The thing about systems is that there seem to be no boundaries to what is possible if we can identify the areas to improve. But, to get started developing your systems, we would advise using the pre-existing setups that others in the industry are using. It might be to improve the way team members communicate on job progress. Or, perhaps, log your test/survey results in a particular way so that the office has no need to call the engineers for clarification. 

Systems could take five minutes to set up, or six months of development. Other than the simple van checklist and the essential CRM, consider how a sales pipeline could work. What about collecting marketing and sales data?
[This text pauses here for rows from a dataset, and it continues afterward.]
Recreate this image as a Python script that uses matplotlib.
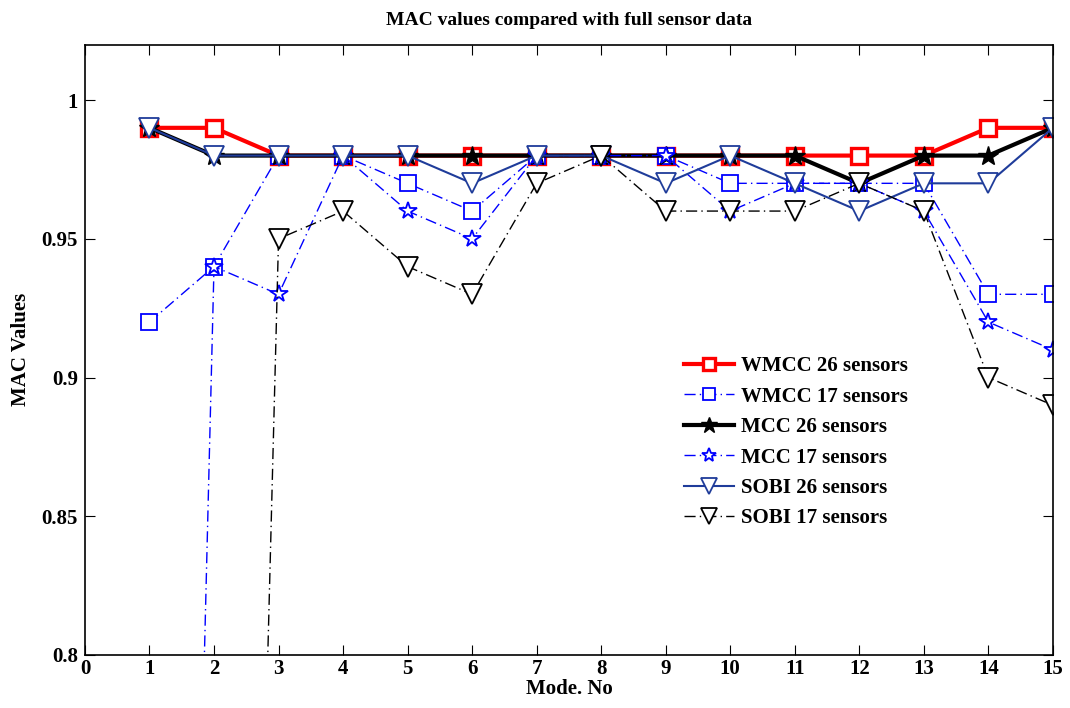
import numpy as np
import matplotlib
matplotlib.use("Agg")
import matplotlib.pyplot as plt

plt.rcParams['font.family'] = ['Liberation Serif', 'DejaVu Serif']
plt.rcParams['font.weight'] = 'bold'

modes = list(range(1, 16))

wmcc_26 = [0.99, 0.99, 0.98, 0.98, 0.98, 0.98, 0.98, 0.98, 0.98, 0.98, 0.98, 0.98, 0.98, 0.99, 0.99]
wmcc_17 = [0.92, 0.94, 0.98, 0.98, 0.97, 0.96, 0.98, 0.98, 0.98, 0.97, 0.97, 0.97, 0.97, 0.93, 0.93]
mcc_26 = [0.99, 0.98, 0.98, 0.98, 0.98, 0.98, 0.98, 0.98, 0.98, 0.98, 0.98, 0.97, 0.98, 0.98, 0.99]
mcc_17 = [0.0, 0.94, 0.93, 0.98, 0.96, 0.95, 0.98, 0.98, 0.98, 0.96, 0.97, 0.97, 0.96, 0.92, 0.91]
sobi_26 = [0.99, 0.98, 0.98, 0.98, 0.98, 0.97, 0.98, 0.98, 0.97, 0.98, 0.97, 0.96, 0.97, 0.97, 0.99]
sobi_17 = [0.0, 0.05, 0.95, 0.96, 0.94, 0.93, 0.97, 0.98, 0.96, 0.96, 0.96, 0.97, 0.96, 0.90, 0.89]

fig = plt.figure(figsize=(10.7, 7.08), dpi=100)
ax = fig.add_axes([0.0794, 0.0749, 0.9046, 0.8621])

dashdot = (0, (8, 3, 1, 3))

ax.plot(modes, wmcc_26, color='red', lw=3.0, marker='s', ms=11, mfc='white',
        mec='red', mew=2.4, label='WMCC 26 sensors')
ax.plot(modes, wmcc_17, color='blue', lw=1.0, ls=dashdot, marker='s', ms=11,
        mfc='white', mec='blue', mew=1.3, label='WMCC 17 sensors')
ax.plot(modes, mcc_26, color='black', lw=3.0, marker='*', ms=15, mfc='black',
        mec='black', label='MCC 26 sensors')
ax.plot(modes, mcc_17, color='blue', lw=1.0, ls=dashdot, marker='*', ms=13,
        mfc='white', mec='blue', mew=1.3, label='MCC 17 sensors')
ax.plot(modes, sobi_26, color='#1f3c9a', lw=1.5, marker='v', ms=14, mfc='white',
        mec='#1f3c9a', mew=1.3, label='SOBI 26 sensors')
ax.plot(modes, sobi_17, color='black', lw=1.0, ls=dashdot, marker='v', ms=14,
        mfc='white', mec='black', mew=1.3, label='SOBI 17 sensors')

ax.set_xlim(0, 15)
ax.set_ylim(0.8, 1.02)
ax.set_xticks(range(0, 16))
ax.set_yticks([0.8, 0.85, 0.9, 0.95, 1.0])
ax.set_yticklabels(['0.8', '0.85', '0.9', '0.95', '1'])
ax.tick_params(direction='in', top=True, right=True, length=7, labelsize=15)
ax.tick_params(axis='x', pad=3)
ax.tick_params(axis='y', pad=5)
for lbl in ax.get_xticklabels() + ax.get_yticklabels():
    lbl.set_fontweight('bold')
for sp in ax.spines.values():
    sp.set_linewidth(1.2)

ax.set_xlabel('Mode. No', fontsize=15, fontweight='bold', labelpad=0)
ax.set_ylabel('MAC Values', fontsize=15, fontweight='bold', labelpad=8)
ax.set_title('MAC values compared with full sensor data', fontsize=14, fontweight='bold', pad=14)

leg = ax.legend(loc='upper left', bbox_to_anchor=(0.6, 0.52), frameon=False,
                fontsize=15, handlelength=2.4, labelspacing=0.5, handletextpad=0.3,
                markerscale=0.8)
for t in leg.get_texts():
    t.set_fontweight('bold')

fig.savefig('out.png', dpi=100)
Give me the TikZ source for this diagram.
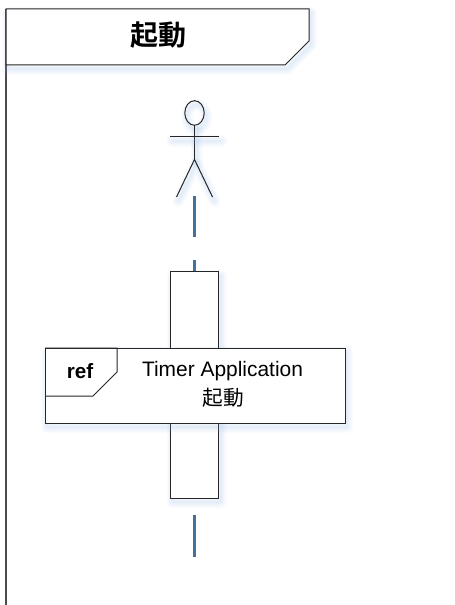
\documentclass[tikz,border=0pt]{standalone}
\usepackage{fontspec}
\setmainfont{Liberation Sans}
\newfontfamily\cjk[BoldFont={Noto Sans CJK JP Bold}]{Noto Sans CJK JP}
\definecolor{lifeblue}{HTML}{41719C}
\definecolor{glowblue}{HTML}{8DB4E2}
\tikzset{
  glowstep/.style={preaction={draw=glowblue, draw opacity=0.05, line width=#1, line join=round, line cap=round, transform canvas={shift={(1.5pt,-3pt)}}}},
  glow/.style={glowstep=9pt, glowstep=7pt, glowstep=5pt, glowstep=3pt, glowstep=1.5pt},
  shapeline/.style={draw=black!85, line width=0.75pt, fill=white, glow},
  lifeline/.style={draw=lifeblue, line width=2pt},
  stickline/.style={draw=black!85, line width=0.75pt, glow},
  textnode/.style={inner sep=0pt, outer sep=0pt}
}
\begin{document}
\begin{tikzpicture}[x=0.75pt, y=-0.75pt]
    \useasboundingbox (0,0) rectangle (454,605);

    % frame
    \draw [draw=black!70, line width=1.1pt] (6,605) -- (6,9);
    \draw [shapeline] (6,9) -- (309,9) -- (309,41) -- (285,65) -- (6,65) -- cycle;
    \node [textnode, font=\cjk\bfseries\fontsize{21}{21}\selectfont] (title) at (158,35.5) {起動};

    % actor
    \draw [stickline] (194.5,113) ellipse (9.7 and 12.3);
    \coordinate (neck) at (194.5,125.5);
    \coordinate (hip) at (194.5,159.5);
    \coordinate (handl) at (170,137);
    \coordinate (handr) at (219,137);
    \coordinate (footl) at (176.5,197);
    \coordinate (footr) at (212.5,197);
    \draw [stickline] (neck) -- (hip);
    \draw [stickline] (handl) -- (handr);
    \draw [stickline] (footl) -- (hip) -- (footr);

    % lifeline pieces
    \foreach \a/\b in {196.5/237.5, 260/272, 515/557} {
      \coordinate (lifetop) at (194.5,\a);
      \coordinate (lifeend) at (194.5,\b);
      \draw [lifeline] (lifetop) -- (lifeend);
    }

    % activation and ref
    \draw [shapeline] (170.5,272) rectangle (218.5,498);
    \draw [shapeline] (45,348) rectangle (345,423);
    \draw [draw=black!85, line width=0.75pt] (45,348) -- (117,348) -- (117,372) -- (93,396) -- (45,396);
    \node [textnode, font=\bfseries\fontsize{15.5}{15.5}\selectfont] (ref) at (80,371) {ref};
    \node [textnode, font=\fontsize{15.7}{15.7}\selectfont] (app) at (222.5,371) {Timer Application};
    \node [textnode, font=\cjk\fontsize{15.5}{15.5}\selectfont] (name) at (223,398) {起動};

\end{tikzpicture}
\end{document}
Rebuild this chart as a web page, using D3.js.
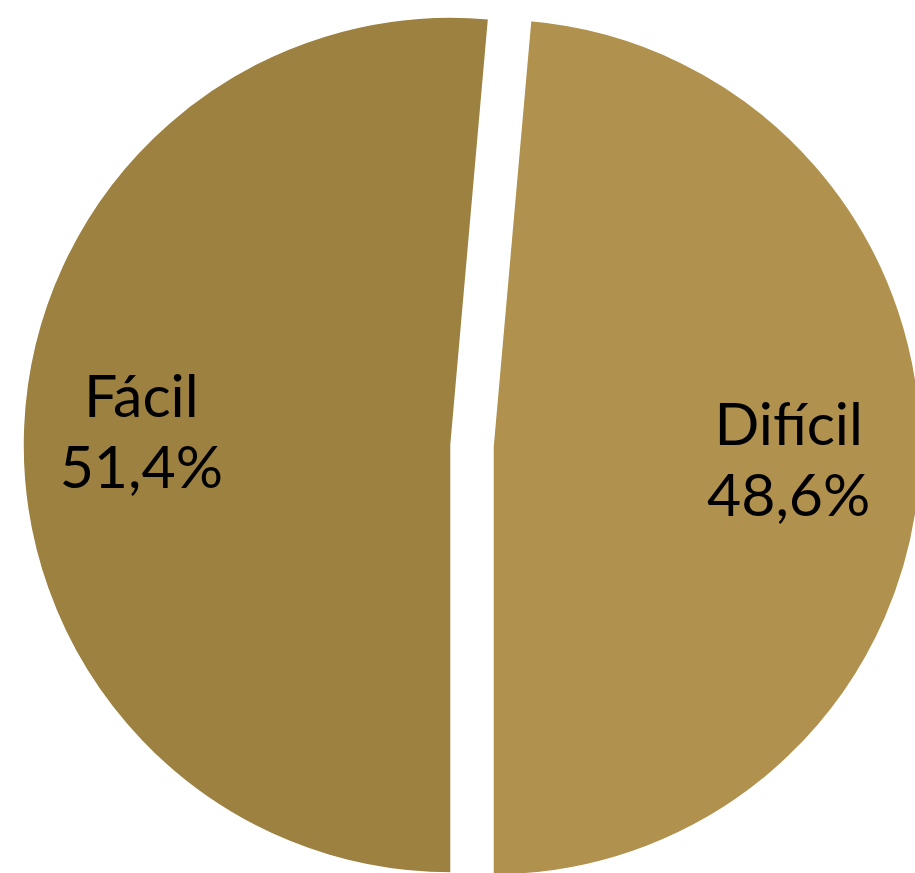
<!DOCTYPE html>
<html>
<head>
<meta charset="utf-8">
<script src="https://cdn.jsdelivr.net/npm/d3@7"></script>
<style>
  html, body { margin: 0; padding: 0; background: #ffffff; }
  svg { display: block; }
</style>
</head>
<body>
<svg id="chart" width="915" height="873"></svg>
<script>
// Data
const categories = ["Fácil", "Difícil"];
const values = [51.4, 48.6];
const labels = ["51,4%", "48,6%"];
const colors = ["#9c8141", "#b0914e"];

const W = 915, H = 873;
const cx = 472, cy = 446, R = 428, explode = 21, labelR = 303, labelShiftX = -7;

const svg = d3.select("#chart");
const data = categories.map((c, i) => ({ category: c, value: values[i], label: labels[i], color: colors[i] }));

const pie = d3.pie().value(d => d.value).sort(null)
  .startAngle(Math.PI).endAngle(3 * Math.PI);
const arcs = pie(data);

const arc = d3.arc().innerRadius(0).outerRadius(R);
const labelArc = d3.arc().innerRadius(labelR).outerRadius(labelR);

const g = svg.append("g").attr("transform", `translate(${cx},${cy})`);

const slices = g.selectAll("g.slice").data(arcs).enter().append("g")
  .attr("class", "slice")
  .attr("transform", d => {
    const a = (d.startAngle + d.endAngle) / 2;
    return `translate(${explode * Math.sin(a)},${-explode * Math.cos(a)})`;
  });

slices.append("path")
  .attr("d", arc)
  .attr("fill", d => d.data.color)
  .attr("stroke", "#ffffff")
  .attr("stroke-width", 1.5);

const txt = slices.append("text")
  .attr("text-anchor", "middle")
  .attr("font-family", "Lato, 'Open Sans', sans-serif")
  .attr("font-size", 59)
  .attr("fill", "#000000")
  .attr("transform", d => {
    const [x, y] = labelArc.centroid(d);
    return `translate(${x + labelShiftX},${y})`;
  });

txt.append("tspan").attr("x", 0).attr("y", -15).text(d => d.data.category);
txt.append("tspan").attr("x", 0).attr("y", 56).text(d => d.data.label);
</script>
</body>
</html>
It is all about saving a small amount of time on every task that you must do regularly. The compound effect of these modest gains will create a stronger and more profitable business. 

Team and network

This is the last piece of the puzzle. Rushing to grow your team, rather than building your business first, is the most common mistake in the trade industries. If the other jigsaw pieces are not in place first, you may well find yourself in the expansion trap.

A business taking on staff too early as they think this is the only way to grow their empire could be wasting years of time and vast amount of money. 

How does this happen? Why so drastic? Simple, staff are the most expensive overhead you will have. They are far more expensive than the tools, the vans and that new all-singing, all-dancing website that links seamlessly with your fancy CRM system.

Remember with more staff, come more volume, more quotes, more work, and more risk. Although another engineer may help bring in another £250k in turnover, that is just half of the equation. VAT, materials, wages, pensions, taxes, tools, vans, and other costs all have to be calculated. Without a ‘systemised’ business, you may find that what cash is left over as net profit after tax, is not worth the added effort that you must put in.

Finally, when you have built and developed your foundations, marketing and systems to a sufficient level, it is time to take on more staff – knowing that your numbers are tight, your marketing is predictable, and that the people that operate your business systems execute your plan as you designed it.